**The data:**
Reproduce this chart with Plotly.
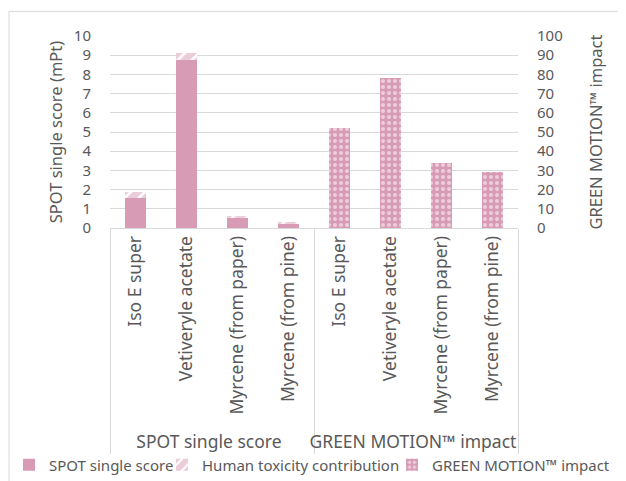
import plotly.graph_objects as go

groups = ["SPOT single score", "GREEN MOTION™ impact"]
substances = ["Iso E super", "Vetiveryle acetate", "Myrcene (from paper)", "Myrcene (from pine)"]
spot_score = [1.55, 8.75, 0.55, 0.26]
human_tox = [0.30, 0.35, 0.05, 0.04]
green_motion = [52, 78, 34, 29]

y_ticks = list(range(0, 11))
y2_ticks = list(range(0, 101, 10))

PINK = "#D89BB6"
GREY = "#595959"
GRID = "#D9D9D9"
FONT = "Noto Sans"

x_spot = [[groups[0]] * len(substances), substances]
x_gm = [[groups[1]] * len(substances), substances]

fig = go.Figure()
fig.add_trace(go.Bar(
    x=x_spot, y=spot_score, name="SPOT single score", legend="legend",
    marker=dict(color=PINK, line=dict(width=0)), width=0.4, yaxis="y"))
fig.add_trace(go.Bar(
    x=x_spot, y=human_tox, name="Human toxicity contribution", legend="legend2",
    marker=dict(color="white", line=dict(width=0),
                pattern=dict(shape="/", fgcolor=PINK, bgcolor="white", solidity=0.75, size=10)),
    width=0.4, yaxis="y"))
fig.add_trace(go.Bar(
    x=x_gm, y=green_motion, name="GREEN MOTION™ impact", legend="legend3",
    marker=dict(color=PINK, line=dict(width=0),
                pattern=dict(shape=".", fgcolor="white", bgcolor=PINK, solidity=0.35, size=6)),
    width=0.4, yaxis="y2"))

# page offset of the figure inside the browser (body margin)
OFF = 8
W, H = 626 - OFF, 481 - OFF
PL, PR, PT, PB = 110 - OFF, 518 - OFF, 35.7 - OFF, 228.3 - OFF
PW, PH = PR - PL, PB - PT


def px2x(px):
    return (px - OFF - PL) / PW


def px2y(py):
    return (PB - (py - OFF)) / PH


def legend_at(text_left):
    return dict(orientation="h", x=px2x(text_left - 40), xanchor="left",
                y=px2y(466), yanchor="middle",
                font=dict(size=15, color=GREY, family=FONT), bgcolor="rgba(0,0,0,0)",
                itemwidth=30, borderwidth=0)


fig.update_layout(
    width=W, height=H,
    margin=dict(l=PL, r=W - PR, t=PT, b=H - PB, autoexpand=False),
    paper_bgcolor="white", plot_bgcolor="white",
    barmode="stack",
    font=dict(family=FONT, color=GREY, size=16),
    showlegend=True,
    legend=legend_at(49),
    legend2=legend_at(202),
    legend3=legend_at(432),
    xaxis=dict(type="multicategory", tickangle=-90, showdividers=True, automargin=False,
               dividercolor=GRID, dividerwidth=1, showline=True, linecolor=GRID,
               tickfont=dict(size=17.5, color=GREY), showgrid=False, ticks=""),
    yaxis=dict(range=[0, 10], tickvals=y_ticks, showgrid=True, gridcolor=GRID, automargin=False,
               zeroline=False, showline=False, ticks="", ticklabelstandoff=18,
               tickfont=dict(size=15, color=GREY),
               title=dict(text="SPOT single score (mPt)", font=dict(size=16.5, color=GREY), standoff=7)),
    yaxis2=dict(range=[0, 100], tickvals=y2_ticks, overlaying="y", side="right", automargin=False,
                showgrid=False, zeroline=False, showline=False, ticks="", ticklabelstandoff=18,
                tickfont=dict(size=15, color=GREY),
                title=dict(text="GREEN MOTION™ impact", font=dict(size=16.5, color=GREY), standoff=28)),
    shapes=[dict(type="rect", xref="paper", yref="paper", x0=px2x(9), x1=1.6,
                 y0=-1.6, y1=px2y(11), line=dict(color=GRID, width=1), layer="below")],
)

fig.write_html("out.html")
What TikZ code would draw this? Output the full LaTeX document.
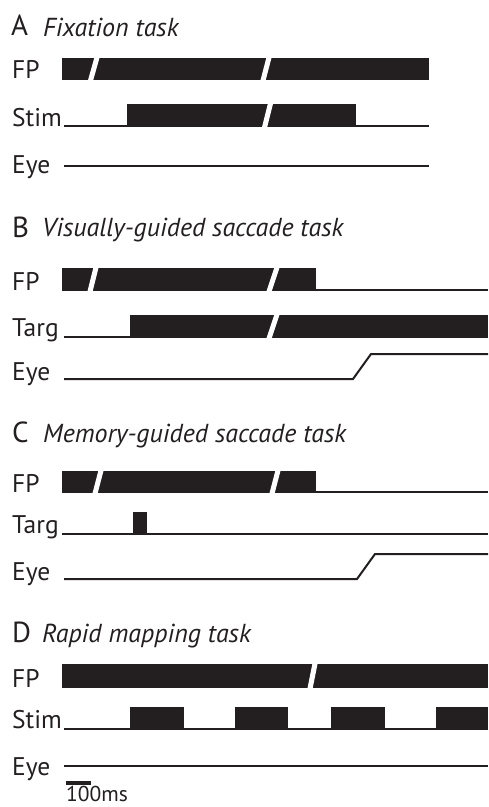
\documentclass[tikz,border=0pt]{standalone}
\usepackage{fontspec}
\setmainfont{PT Sans}
\definecolor{ink}{RGB}{35,31,32}
\newcommand\slit[4]{\fill[white] ({#1-2.6},#3) -- ({#1+2.6},#3) -- ({#2+2.6},#4) -- ({#2-2.6},#4) -- cycle;}
\begin{document}
\begin{tikzpicture}[x=1pt,y=-1pt,
  sig/.style={draw=ink,line width=2pt},
  lab/.style={anchor=base west,inner sep=0pt,font=\fontsize{25.5}{25.5}\selectfont,text=ink},
  ttl/.style={anchor=base west,inner sep=0pt,font=\fontsize{26}{26}\selectfont\itshape,text=ink},
  letr/.style={anchor=base west,inner sep=0pt,font=\fontsize{29}{29}\selectfont,text=ink}]
\useasboundingbox (0,0) rectangle (488,807);
% ---------- A ----------
\node[letr] (A) at (11,35) {A};
\node[ttl] (At) at (43,36) {Fixation task};
\node[lab] (Afp) at (12,78) {FP};
\fill[ink] (62,58) rectangle (429,80);
\slit{97}{90.5}{57.5}{80.5}
\slit{269}{263}{57.5}{80.5}
\node[lab] (Ast) at (12,126) {Stim};
\draw[sig] (64,126) -- (128,126);
\fill[ink] (127,104) rectangle (356,127);
\slit{270.5}{264.5}{103.5}{127.5}
\draw[sig] (356,126) -- (429,126);
\node[lab] (Aey) at (12,173) {Eye};
\draw[sig] (64,166) -- (429,166);
% ---------- B ----------
\node[letr] (B) at (12,237) {B};
\node[ttl] (Bt) at (42,236) {Visually-guided saccade task};
\node[lab] (Bfp) at (12,290) {FP};
\fill[ink] (62,268) rectangle (316,291);
\slit{96}{90}{267.5}{291.5}
\slit{277}{269}{267.5}{291.5}
\draw[sig] (316,290) -- (488,290);
\node[lab] (Btg) at (12,336) {Targ};
\draw[sig] (64,337) -- (131,337);
\fill[ink] (130,315) rectangle (488,338);
\slit{277}{269}{314.5}{338.5}
\node[lab] (Bey) at (12,380) {Eye};
\draw[sig] (64,379) -- (353,379) -- (371,354) -- (488,354);
% ---------- C ----------
\node[letr] (C) at (12,442) {C};
\node[ttl] (Ct) at (43,442) {Memory-guided saccade task};
\node[lab] (Cfp) at (12,492) {FP};
\fill[ink] (62,471) rectangle (316,493);
\slit{101}{95}{470.5}{493.5}
\slit{278}{272}{470.5}{493.5}
\draw[sig] (316,492) -- (488,492);
\node[lab] (Ctg) at (12,533) {Targ};
\draw[sig] (62,534) -- (488,534);
\fill[ink] (133,512) rectangle (147,535);
\node[lab] (Cey) at (12,580) {Eye};
\draw[sig] (64,579) -- (357,579) -- (375,554) -- (488,554);
% ---------- D ----------
\node[letr] (D) at (12,642) {D};
\node[ttl] (Dt) at (42,642) {Rapid mapping task};
\node[lab] (Dfp) at (12,687) {FP};
\fill[ink] (62,664) rectangle (488,688);
\slit{315}{310}{663.5}{688.5}
\node[lab] (Dst) at (12,728) {Stim};
\draw[sig] (64,729) -- (488,729);
\foreach \a/\b in {130/184,235/288,331/385,436/488}
  \fill[ink] (\a,707) rectangle (\b,730);
\node[lab] (Dey) at (12,775) {Eye};
\draw[sig] (64,766) -- (488,766);
\fill[ink] (66,781) rectangle (91,784.5);
\node[lab,font=\fontsize{21.5}{21.5}\selectfont] (scl) at (66,801) {100ms};
\end{tikzpicture}
\end{document}
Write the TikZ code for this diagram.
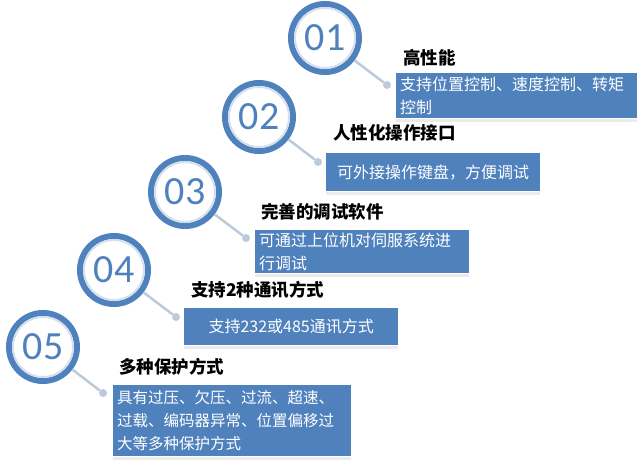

**The request:**
In the entries above, find the line that contains "itemwidth=30, borderwidth=0)", then repeat exactly every line from the first one through that line, with no pictures.

**Task output:**
Reproduce this chart with Plotly.
import plotly.graph_objects as go

groups = ["SPOT single score", "GREEN MOTION™ impact"]
substances = ["Iso E super", "Vetiveryle acetate", "Myrcene (from paper)", "Myrcene (from pine)"]
spot_score = [1.55, 8.75, 0.55, 0.26]
human_tox = [0.30, 0.35, 0.05, 0.04]
green_motion = [52, 78, 34, 29]

y_ticks = list(range(0, 11))
y2_ticks = list(range(0, 101, 10))

PINK = "#D89BB6"
GREY = "#595959"
GRID = "#D9D9D9"
FONT = "Noto Sans"

x_spot = [[groups[0]] * len(substances), substances]
x_gm = [[groups[1]] * len(substances), substances]

fig = go.Figure()
fig.add_trace(go.Bar(
    x=x_spot, y=spot_score, name="SPOT single score", legend="legend",
    marker=dict(color=PINK, line=dict(width=0)), width=0.4, yaxis="y"))
fig.add_trace(go.Bar(
    x=x_spot, y=human_tox, name="Human toxicity contribution", legend="legend2",
    marker=dict(color="white", line=dict(width=0),
                pattern=dict(shape="/", fgcolor=PINK, bgcolor="white", solidity=0.75, size=10)),
    width=0.4, yaxis="y"))
fig.add_trace(go.Bar(
    x=x_gm, y=green_motion, name="GREEN MOTION™ impact", legend="legend3",
    marker=dict(color=PINK, line=dict(width=0),
                pattern=dict(shape=".", fgcolor="white", bgcolor=PINK, solidity=0.35, size=6)),
    width=0.4, yaxis="y2"))

# page offset of the figure inside the browser (body margin)
OFF = 8
W, H = 626 - OFF, 481 - OFF
PL, PR, PT, PB = 110 - OFF, 518 - OFF, 35.7 - OFF, 228.3 - OFF
PW, PH = PR - PL, PB - PT


def px2x(px):
    return (px - OFF - PL) / PW


def px2y(py):
    return (PB - (py - OFF)) / PH


def legend_at(text_left):
    return dict(orientation="h", x=px2x(text_left - 40), xanchor="left",
                y=px2y(466), yanchor="middle",
                font=dict(size=15, color=GREY, family=FONT), bgcolor="rgba(0,0,0,0)",
                itemwidth=30, borderwidth=0)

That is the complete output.